GOJA NLP extraction
Local LLM evaluation for structured information extraction from German job advertisements under privacy and institutional constraints, connected to BIBB-style vocational-data questions.
Problem
$ evaluate --source-backed
The task was to read German job advertisements, extract entities and relations against a fixed schema, produce valid JSON, and do it reliably in a privacy-first setting where data could not casually leave the institution.
This page summarizes existing GOJA project notes. It is not a new benchmark and does not add invented metrics.
Setup
- Task: German job-ad extraction with fixed-schema JSON output.
- Models in the project notes: Gemma 4 27B, Qwen 2.5 7B, Mistral 7B, and Llama 3.2 3B.
- Workflow context: local inference, Ollama, Hydra, MLflow, schema validation, and evaluation reports.
- Publication boundary: BIBB is linked as vocational-data context, not claimed here as an official site partnership.
Findings from the project notes
The project notes frame this as viable for assisted annotation, not autonomous database writes.
The practical lesson: model capacity mattered for this structured extraction task.
Useful enough to support human review, not enough to remove the reviewer.
The draft points toward multi-stage pipelines rather than one-pass extraction.
Prompt ablation lesson
The project notes describe six prompt versions on Gemma 4 27B. Adding annotation guidelines, compound-splitting rules, JSON constraints, and namespace disambiguation created a tradeoff: improvements in extraction quality often reduced parse reliability.
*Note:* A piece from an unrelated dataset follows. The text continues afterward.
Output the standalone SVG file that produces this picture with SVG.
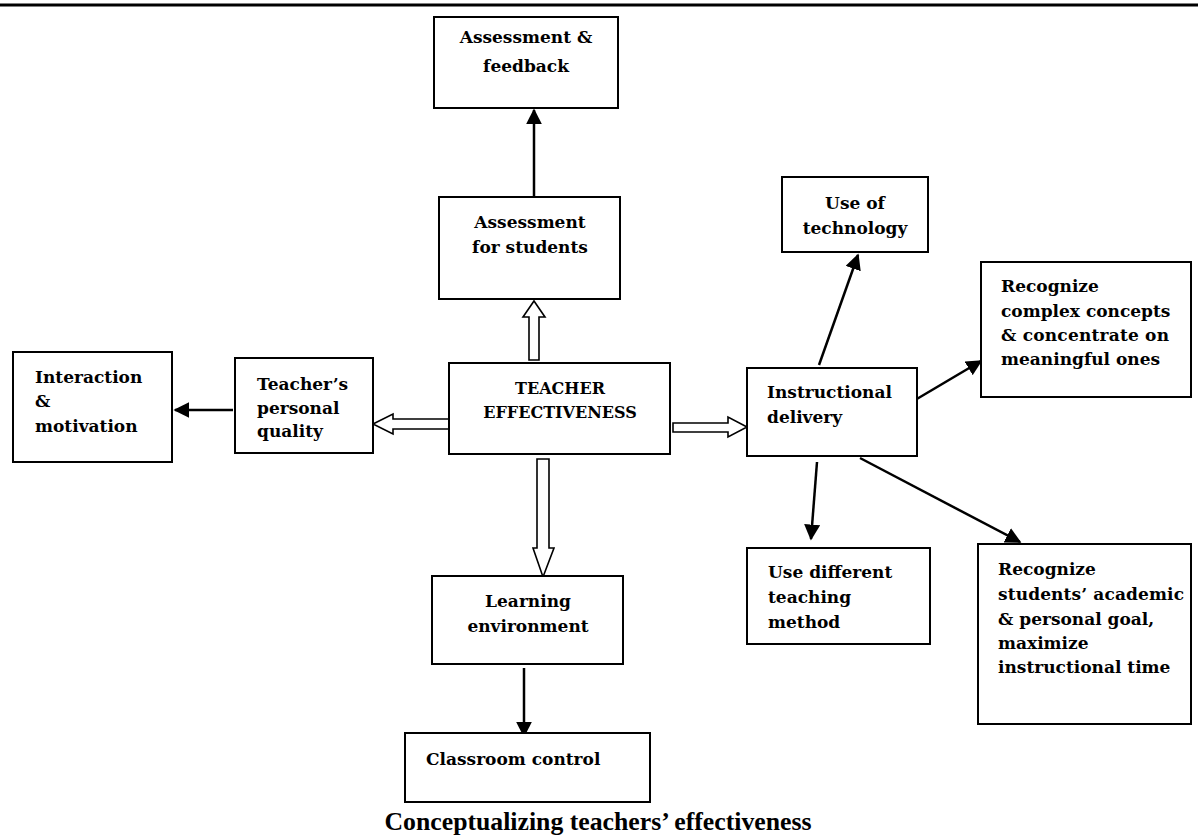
<svg xmlns="http://www.w3.org/2000/svg" width="1198" height="839" viewBox="0 0 1198 839">
<style>
.box{fill:#fff;stroke:#000;stroke-width:2}
.t{font-family:"DejaVu Serif","Liberation Serif",serif;font-weight:bold;font-size:17px;fill:#000}
.c{text-anchor:middle}
.cap16{font-size:16px}
.ln{stroke:#000;stroke-width:2.5;fill:none}
.hol{fill:#fff;stroke:#000;stroke-width:1.6;stroke-linejoin:miter}
.cap{font-family:"Liberation Serif","DejaVu Serif",serif;font-weight:bold;font-size:25px;fill:#000;text-anchor:middle}
</style>
<defs>
<marker id="ah" viewBox="0 0 10 10" refX="9" refY="5" markerWidth="6.4" markerHeight="6.4" orient="auto" markerUnits="strokeWidth">
<path d="M0,0 L10,5 L0,10 Z" fill="#000"/>
</marker>
</defs>
<rect width="1198" height="839" fill="#fff"/>
<line x1="0" y1="5" x2="1198" y2="5" stroke="#000" stroke-width="3"/>

<g id="connectors">
<line class="ln" x1="534" y1="196" x2="534" y2="110" marker-end="url(#ah)"/>
<polygon class="hol" points="534,301 545,317 539,317 539,360 529,360 529,317 523,317"/>
<polygon class="hol" points="543,577 554,548 549,548 549,459 537,459 537,548 533,548"/>
<polygon class="hol" points="373,424 393,414 393,419 449,419 449,429 393,429 393,434"/>
<polygon class="hol" points="747,427 728,417 728,423 673,423 673,432 728,432 728,437"/>
<line class="ln" x1="233" y1="410" x2="175" y2="410" marker-end="url(#ah)"/>
<line class="ln" x1="524" y1="668" x2="524" y2="736" marker-end="url(#ah)"/>
<line class="ln" x1="819" y1="365" x2="858" y2="255" marker-end="url(#ah)"/>
<line class="ln" x1="905" y1="406" x2="981" y2="361" marker-end="url(#ah)"/>
<line class="ln" x1="817" y1="462" x2="811" y2="539" marker-end="url(#ah)"/>
<line class="ln" x1="860" y1="458" x2="1020" y2="542" marker-end="url(#ah)"/>
</g>

<g id="assessment-feedback">
<rect class="box" x="434" y="17" width="184" height="91"/>
<text class="t c" x="526" y="43">Assessment &amp;</text>
<text class="t c" x="526" y="72">feedback</text>
</g>

<g id="assessment-students">
<rect class="box" x="439" y="197" width="181" height="102"/>
<text class="t c" x="530" y="228">Assessment</text>
<text class="t c" x="530" y="253">for students</text>
</g>

<g id="teacher-effectiveness">
<rect class="box" x="449" y="363" width="221" height="91"/>
<text class="t c cap16" x="560" y="394">TEACHER</text>
<text class="t c cap16" x="560" y="418">EFFECTIVENESS</text>
</g>

<g id="personal-quality">
<rect class="box" x="235" y="358" width="138" height="95"/>
<text class="t" x="257" y="390">Teacher’s</text>
<text class="t" x="257" y="414">personal</text>
<text class="t" x="257" y="437">quality</text>
</g>

<g id="interaction">
<rect class="box" x="13" y="352" width="159" height="110"/>
<text class="t" x="35" y="383">Interaction</text>
<text class="t" x="35" y="407">&amp;</text>
<text class="t" x="35" y="432">motivation</text>
</g>

<g id="learning-environment">
<rect class="box" x="432" y="576" width="191" height="88"/>
<text class="t c" x="528" y="607">Learning</text>
<text class="t c" x="528" y="632">environment</text>
</g>

<g id="classroom-control">
<rect class="box" x="405" y="733" width="245" height="69"/>
<text class="t" x="426" y="765">Classroom control</text>
</g>

<g id="instructional-delivery">
<rect class="box" x="747" y="368" width="170" height="88"/>
<text class="t" x="767" y="398">Instructional</text>
<text class="t" x="767" y="423">delivery</text>
</g>

<g id="use-technology">
<rect class="box" x="782" y="177" width="146" height="75"/>
<text class="t c" x="855" y="209">Use of</text>
<text class="t c" x="855" y="234">technology</text>
</g>

<g id="complex-concepts">
<rect class="box" x="981" y="262" width="210" height="135"/>
<text class="t" x="1001" y="292">Recognize</text>
<text class="t" x="1001" y="317">complex concepts</text>
<text class="t" x="1001" y="341" textLength="168" lengthAdjust="spacing">&amp; concentrate on</text>
<text class="t" x="1001" y="365">meaningful ones</text>
</g>

<g id="teaching-method">
<rect class="box" x="747" y="548" width="183" height="96"/>
<text class="t" x="768" y="578">Use different</text>
<text class="t" x="768" y="603">teaching</text>
<text class="t" x="768" y="628">method</text>
</g>

<g id="students-goals">
<rect class="box" x="978" y="544" width="213" height="180"/>
<text class="t" x="998" y="575">Recognize</text>
<text class="t" x="998" y="600" textLength="186" lengthAdjust="spacing">students’ academic</text>
<text class="t" x="998" y="625">&amp; personal goal,</text>
<text class="t" x="998" y="649">maximize</text>
<text class="t" x="998" y="673">instructional time</text>
</g>

<text class="cap" x="598" y="830" textLength="427" lengthAdjust="spacingAndGlyphs">Conceptualizing teachers’ effectiveness</text>
</svg>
The lesson is not "prompting is useless." It is that complex structured extraction has a ceiling if every requirement is pushed into one generation step.
Failure modes
- JSON corruption from misapplied compound-splitting rules on German slash-words.
- Semantic confusion between entity types and relation types sharing similar vocabulary.
- Namespace bleeding across entity and relation contexts.
These are specific, reproducible failure modes. That changes the intervention strategy: post-processing and staged extraction become more credible than endlessly adding prompt constraints.
Production lesson
Privacy-first local LLMs are not a shortcut around evaluation rigor. Parse rate matters. Schema validity matters. Failure-mode analysis matters. Human-in-the-loop design matters.
The most honest product framing from the notes is assisted annotation: model pre-fills structured output, a human reviewer corrects it, and the system improves throughput without pretending to be autonomous.
Next steps
- Post-processing normalization for known JSON/schema failure modes.
- Multi-stage pipeline: separate entity extraction from relation extraction.
- Rewrite the full public article only after source notes and metrics are confirmed.